GOAL ▸ Copy the material below verbatim from the line with "Reproduce this chart with Chart.js." to the line with "const INK = '#444444';", both lines included, omitting pictures and every line outside that range.

RECORD LIST ▸
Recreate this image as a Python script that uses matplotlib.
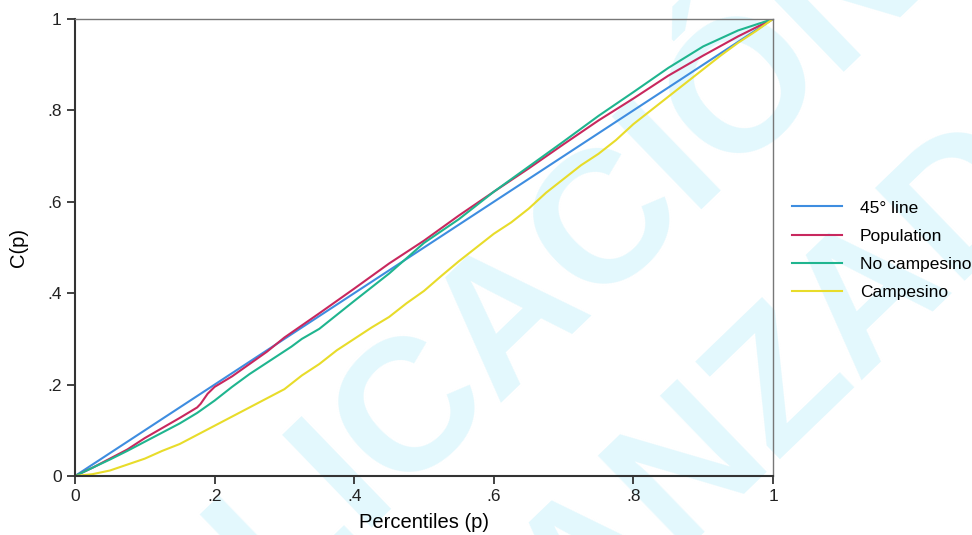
"""
Concentration curves: population, no campesino, campesino vs 45° line.
"""
import matplotlib
matplotlib.use("Agg")
import matplotlib.pyplot as plt

plt.rcParams["font.family"] = ["Liberation Sans", "DejaVu Sans"]

# --- data ---
diag_p = [0.0, 1.0]
diag_c = [0.0, 1.0]

pop_p = [0, .025, .05, .075, .1, .125, .15, .175, .18, .19, .2, .225, .25, .275,
         .3, .35, .4, .45, .5, .55, .6, .65, .7, .75, .8, .85, .9, .95, 1]
pop_c = [0, .018, .038, .058, .083, .105, .127, .150, .158, .180, .195, .218, .245, .272,
         .303, .356, .410, .465, .515, .570, .622, .673, .726, .778, .826, .876, .920, .962, 1]

nocamp_p = [0, .025, .05, .075, .1, .125, .15, .175, .2, .225, .25, .275, .3, .31, .325,
            .35, .4, .45, .5, .55, .6, .65, .7, .75, .8, .85, .9, .95, 1]
nocamp_c = [0, .018, .036, .055, .075, .095, .115, .138, .165, .195, .223, .248, .273, .283, .300,
            .322, .383, .443, .510, .562, .622, .677, .732, .788, .840, .893, .940, .975, 1]

camp_p = [0, .025, .05, .075, .1, .125, .15, .175, .2, .225, .25, .275, .3, .325, .35,
          .375, .4, .425, .45, .475, .5, .525, .55, .575, .6, .625, .65, .675, .7, .725,
          .75, .775, .8, .825, .85, .875, .9, .925, .95, .975, 1]
camp_c = [0, .004, .012, .025, .038, .055, .070, .090, .110, .130, .150, .170, .190, .220, .245,
          .275, .300, .325, .348, .378, .405, .438, .470, .500, .530, .555, .585, .620, .650, .680,
          .705, .735, .770, .800, .830, .860, .890, .920, .948, .973, 1]

xticks = [0, .2, .4, .6, .8, 1]
tick_labels = ["0", ".2", ".4", ".6", ".8", "1"]

fig = plt.figure(figsize=(9.72, 5.35), dpi=100)
fig.patch.set_facecolor("white")

# watermark behind the plot
wm = dict(rotation=44, fontsize=135, fontweight="bold", color="#e3f8fd",
          ha="center", va="center", zorder=-1, rotation_mode="anchor")
fig.text(428 / 972, 1 - 394 / 535, "PUBLICACIÓN", **wm)
fig.text(748 / 972, 1 - 418 / 535, "AVANZADA", **wm)

ax = fig.add_axes([75 / 972, 59 / 535, 698 / 972, 457 / 535])
ax.set_facecolor("none")

ax.plot(diag_p, diag_c, color="#3e8de0", linewidth=1.5, label="45° line")
ax.plot(pop_p, pop_c, color="#c8285e", linewidth=1.5, label="Population")
ax.plot(nocamp_p, nocamp_c, color="#1fb58f", linewidth=1.5, label="No campesino")
ax.plot(camp_p, camp_c, color="#e8dc2a", linewidth=1.5, label="Campesino")

ax.set_xlim(0, 1)
ax.set_ylim(0, 1)
ax.set_xticks(xticks)
ax.set_xticklabels(tick_labels)
ax.set_yticks(xticks)
ax.set_yticklabels(tick_labels)
ax.tick_params(direction="out", length=6, width=1.2, labelsize=12.5, colors="#222222")

for side in ("left", "bottom"):
    ax.spines[side].set_linewidth(1.5)
    ax.spines[side].set_color("#333333")
for side in ("top", "right"):
    ax.spines[side].set_linewidth(1.0)
    ax.spines[side].set_color("#777777")

ax.set_xlabel("Percentiles (p)", fontsize=14.5, labelpad=6)
ax.set_ylabel("C(p)", fontsize=14.5, labelpad=14)

ax.legend(loc="center left", bbox_to_anchor=(1.005, 0.494), frameon=False,
          fontsize=12.5, handlelength=2.9, handletextpad=1.0, labelspacing=0.75)

fig.savefig("out.png", dpi=100)
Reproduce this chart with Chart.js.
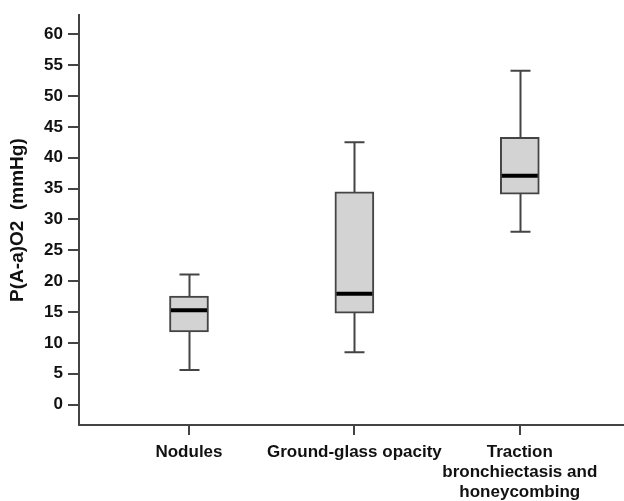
<!DOCTYPE html>
<html>
<head>
<meta charset="utf-8">
<script src="https://cdn.jsdelivr.net/npm/chart.js@4/dist/chart.umd.min.js"></script>
<style>
  html, body { margin: 0; padding: 0; background: #fff; }
  #wrap { width: 624px; height: 501px; }
</style>
</head>
<body>
<div id="wrap"><canvas id="c" width="624" height="501"></canvas></div>
<script>
const categories = ['Nodules', 'Ground-glass opacity', ['Traction', 'bronchiectasis and', 'honeycombing']];
const whiskerLow = [5.6, 8.5, 28.0];
const q1 = [11.8, 14.8, 34.1];
const median = [15.3, 17.95, 37.1];
const q3 = [17.6, 34.5, 43.3];
const whiskerHigh = [21.1, 42.5, 54.1];
const yTicks = [0, 5, 10, 15, 20, 25, 30, 35, 40, 45, 50, 55, 60];
const xPositions = [1, 2, 3];

const FONT = "'Liberation Sans', Arial, sans-serif";
const INK = '#444444';

const boxPlugin = {
  id: 'boxParts',
  beforeDatasetsDraw(chart) {
    const {ctx, scales: {x, y}} = chart;
    ctx.save();
    ctx.strokeStyle = INK;
    ctx.lineWidth = 2;
    xPositions.forEach((xv, i) => {
      const px = Math.round(x.getPixelForValue(xv)) + 0.5;
      const yl = y.getPixelForValue(whiskerLow[i]);
      const yh = y.getPixelForValue(whiskerHigh[i]);
      ctx.beginPath();
      ctx.moveTo(px, yl); ctx.lineTo(px, yh);
      ctx.moveTo(px - 10, yl); ctx.lineTo(px + 10, yl);
      ctx.moveTo(px - 10, yh); ctx.lineTo(px + 10, yh);
      ctx.stroke();
    });
    ctx.restore();
  },
  afterDatasetsDraw(chart) {
    const {ctx, scales: {x, y}} = chart;
    ctx.save();
    ctx.strokeStyle = '#000';
    ctx.lineWidth = 4;
    xPositions.forEach((xv, i) => {
      const px = x.getPixelForValue(xv);
      const ym = y.getPixelForValue(median[i]);
      ctx.beginPath();
      ctx.moveTo(px - 18, ym); ctx.lineTo(px + 18, ym);
      ctx.stroke();
    });
    ctx.restore();
  }
};

new Chart(document.getElementById('c'), {
  type: 'bar',
  data: {
    datasets: [{
      data: xPositions.map((xv, i) => ({x: xv, y: [q1[i], q3[i]]})),
      backgroundColor: '#d3d3d3',
      borderColor: INK,
      borderWidth: 2,
      borderSkipped: false,
      barThickness: 39
    }]
  },
  plugins: [boxPlugin],
  options: {
    responsive: false,
    animation: false,
    layout: { padding: { top: 13, left: 0, right: 0, bottom: 0 } },
    plugins: { legend: { display: false }, tooltip: { enabled: false } },
    scales: {
      x: {
        type: 'linear',
        offset: false,
        min: 0.335,
        max: 3.63,
        afterBuildTicks(scale) { scale.ticks = xPositions.map(v => ({value: v})); },
        afterFit(scale) { scale.height = 76; },
        ticks: {
          autoSkip: false,
          maxRotation: 0,
          padding: 8,
          color: '#111',
          font: { family: FONT, size: 17, weight: 'bold', lineHeight: 1.15 },
          callback: (v) => categories[Math.round(v) - 1]
        },
        grid: { offset: false, drawOnChartArea: false, drawTicks: true, tickLength: 10, color: INK, lineWidth: 2 },
        border: { display: true, color: INK, width: 2 }
      },
      y: {
        min: -3.3,
        max: 63.1,
        afterBuildTicks(scale) { scale.ticks = yTicks.map(v => ({value: v})); },
        afterFit(scale) { scale.width = 79; },
        ticks: {
          padding: 5,
          color: '#111',
          font: { family: FONT, size: 17, weight: 'bold' }
        },
        grid: { drawOnChartArea: false, drawTicks: true, tickLength: 11, color: INK, lineWidth: 2 },
        border: { display: true, color: INK, width: 2 },
        title: {
          display: true,
          text: 'P(A-a)O2  (mmHg)',
          color: '#111',
          font: { family: FONT, size: 19, weight: 'bold' },
          padding: { top: 6, bottom: 0 }
        }
      }
    }
  }
});
</script>
</body>
</html>
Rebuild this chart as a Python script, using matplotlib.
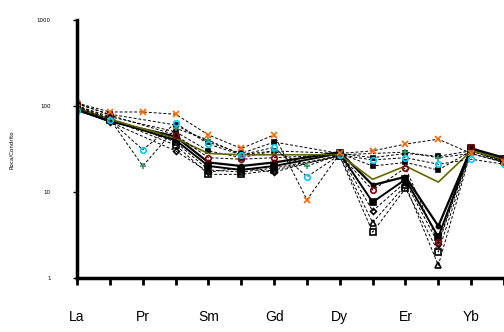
import matplotlib
matplotlib.use("Agg")
import matplotlib.pyplot as plt
import numpy as np

nan = np.nan
elements = ['La', 'Ce', 'Pr', 'Nd', 'Sm', 'Eu', 'Gd', 'Tb', 'Dy', 'Ho', 'Er', 'Tm', 'Yb', 'Lu']
shown_labels = ['La', '', 'Pr', '', 'Sm', '', 'Gd', '', 'Dy', '', 'Er', '', 'Yb', '']

# normalized values (nan = element not analysed)
orange_x = [108, 85, 85, 80, 46, 32, 46, 8.1, 28, 30, 36, 41, 28, 22]
cyan_o = [87, 68, 31, 63, 36, 27, 33, 15, 27, 23.5, 25, 21, 24, 21]
green_p = [95, 70, 20, 55, 40, 27, 30, 20, 27, nan, 29, 25, 28, 22]
darkred_o = [108, 78, nan, 46, 25, 24, 25, nan, 27, 10.5, 19, 2.6, 33, 24]
olive = [95, 70, nan, 42, 28, 27, 27, nan, 27, 14, 20, 13, 30, 24]
blk_tri = [100, 72, nan, 38, 18, 17, 19, nan, 26, 4.4, 12, 1.4, 30, 23]
blk_sq = [98, 70, nan, 35, 16, 16, 18, nan, 26, 3.4, 11, 2.0, 30, 23]
blk_fsq = [95, 68, nan, 40, 20, 18, 20, nan, 28, 7.6, 14, 3.0, 32, 24]
blk_dia = [92, 65, nan, 30, 17, 19, 17, nan, 27, 6.0, 13, 2.5, 31, 22]
blk_dot = [90, 66, nan, 44, 22, 20, 22, nan, 29, 12, 15, 4.0, 32, 25]
blk_up1 = [100, 75, nan, 50, 30, 25, 30, nan, 28, 20, 22, 18, 30, 22]
blk_up2 = [105, 80, nan, 60, 38, 28, 38, nan, 28, 25, 28, 26, 30, 23]

x = np.arange(len(elements))

fig = plt.figure(figsize=(5.04, 3.32), dpi=100)
ax = fig.add_axes([0.153, 0.163, 0.847, 0.777])

dash = (0, (3, 2))

def draw(vals, marker, mfc, mec, ls=dash, color='black', lw=0.7, ms=4):
    v = np.array(vals, dtype=float)
    ok = ~np.isnan(v)
    ax.plot(x[ok], v[ok], linestyle=ls, color=color, lw=lw, marker=marker,
            markerfacecolor=mfc, markeredgecolor=mec, markersize=ms, markeredgewidth=1.2)

draw(blk_up2, 's', 'black', 'black', ms=3)
draw(blk_up1, 's', 'black', 'black', ms=3)
draw(blk_dot, 'o', 'black', 'black', ls='-', lw=1.6, ms=3)
draw(blk_dia, 'D', 'none', 'black', ms=3)
draw(blk_fsq, 's', 'black', 'black', ls='-', lw=1.4, ms=4)
draw(blk_sq, 's', 'none', 'black', ms=4)
draw(blk_tri, '^', 'none', 'black', ms=4)
draw(olive, None, 'none', '#666600', ls='-', color='#666600', lw=1.2)
draw(darkred_o, 'o', 'none', '#800000', ms=4)
draw(green_p, '+', 'none', '#339966', ms=5)
draw(cyan_o, 'o', 'none', '#00ccff', ms=4)
draw(orange_x, 'x', 'none', '#ff6600', ms=4)

ax.set_yscale('log')
ax.set_ylim(1, 1000)
ax.set_xlim(0, 12.94)
ax.set_yticks([1, 10, 100, 1000])
ax.set_yticklabels(['1', '10', '100', '1000'], fontsize=4)
ax.yaxis.set_minor_locator(matplotlib.ticker.NullLocator())
ax.set_xticks(x)
ax.set_xticklabels(shown_labels, fontsize=10, family='Liberation Sans')
ax.tick_params(axis='x', length=5, width=2, pad=18)
ax.tick_params(axis='y', length=3, width=1, pad=16)
fig.text(12 / 504, 0.55, 'Roca/Condrito', rotation=90, fontsize=4,
         ha='center', va='center')

for s in ['top', 'right']:
    ax.spines[s].set_visible(False)
ax.spines['left'].set_linewidth(2.5)
ax.spines['bottom'].set_linewidth(2.5)

fig.savefig('out.png', dpi=100)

OUTPUT FOR THIS EXERCISE ▸
Reproduce this chart with Chart.js.
<!DOCTYPE html>
<html>
<head>
<meta charset="utf-8">
<script src="https://cdn.jsdelivr.net/npm/chart.js@4/dist/chart.umd.min.js"></script>
<style>
  html, body { margin: 0; padding: 0; background: #fff; }
  #wrap { width: 624px; height: 501px; }
</style>
</head>
<body>
<div id="wrap"><canvas id="c" width="624" height="501"></canvas></div>
<script>
const categories = ['Nodules', 'Ground-glass opacity', ['Traction', 'bronchiectasis and', 'honeycombing']];
const whiskerLow = [5.6, 8.5, 28.0];
const q1 = [11.8, 14.8, 34.1];
const median = [15.3, 17.95, 37.1];
const q3 = [17.6, 34.5, 43.3];
const whiskerHigh = [21.1, 42.5, 54.1];
const yTicks = [0, 5, 10, 15, 20, 25, 30, 35, 40, 45, 50, 55, 60];
const xPositions = [1, 2, 3];

const FONT = "'Liberation Sans', Arial, sans-serif";
const INK = '#444444';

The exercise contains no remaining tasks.